Thursday, December 16, 2004

War, What is it Good For?

Bradford Plumer had an interesting post a week or so ago, basically asking, Hey, What's Our Military Actually For?

It's an interesting question given some things I've wondering about lately, too. It's easy to get lost in a debate that has been framed by others to where the options are between tough and more tough plans for fighting terrorism, whatever that is, where-ever it is. One of the things I'd like to see happen is for some major policymaker to pose that question in a public forum, be it through the media or on the Senate floor.

As Bradford notes, we don't actually face any real military threats in the usual sense of the word, given our location and the minor array of state military forces out there that could or would do us harm, so our large standing professional army and the military industrial complex basically exists for some other reason, but what reason or reasons are those?

I've also been thinking about the draft. It's hard to imagine that the Iraq war would have been fought had we not already had a professional army "on the shelf" so to speak, and not had to go out and draft one. I can imagine a lot of the armchair warriors on and off cable TV would have thought about the whole thing much differently if a draft was required to fight it. It seems to me that the existence of a large military force provides a greater incentive to wage war than would otherwise be the case.

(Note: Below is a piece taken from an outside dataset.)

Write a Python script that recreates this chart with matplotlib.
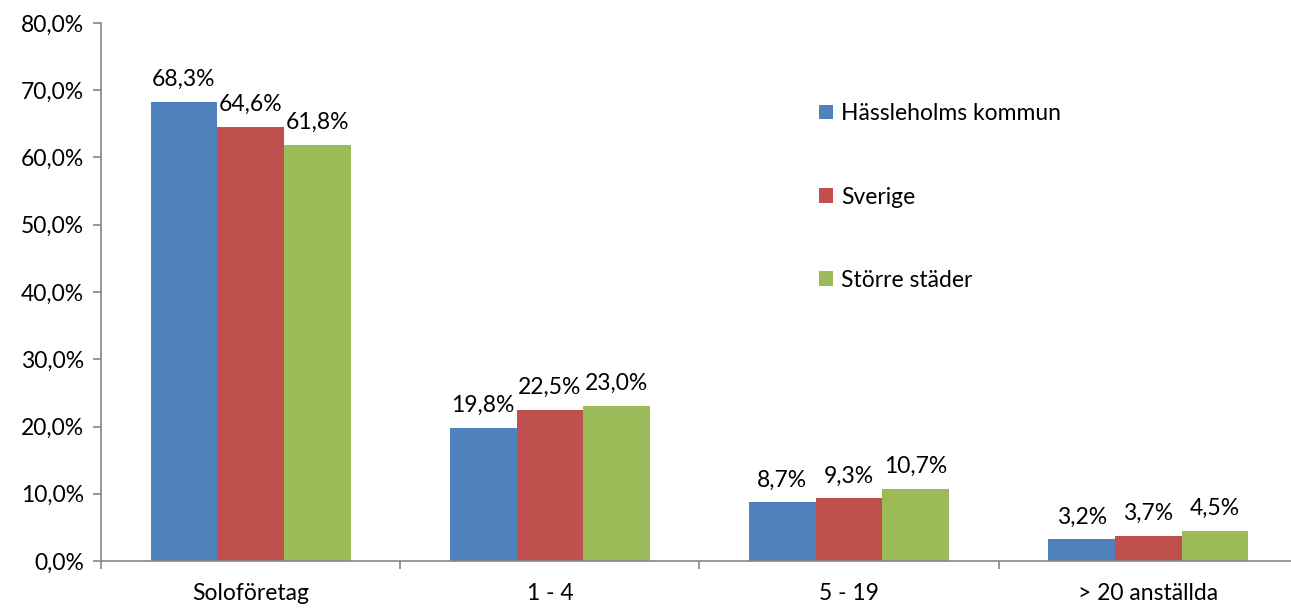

And of course there are budgetary and political implications as a result of the prior establishment of military bases, that, might like other pork, politicians are loath to take back once they've gotten communities hooked on the resources and sales opportunities they provide. And then there are matters of a more subtle nature, as a military culture infiltrates the public sphere. It seems obligatory for newscasters and sports entertainers these days to pay homage to the troops for "defending our freedom", despite the fact that any slightly objective evaluation of the conditions related to the war in Iraq would lead one to recognize that such is not the case and that whatever is occuring over there has nothing to do with our freedom, but for the need to accomodate a worshipful military culture here, there is little or no questioning of this posture.

Tocqueville worried about the effect the tyranny of the majority had in America in suppressing the freedom of expression. Many of the founders, such as Thomas Jefferson and James Madison, in particular, carried concerns about the implications for liberty of having a standing army that could be turned on its citizenry for despotic purposes.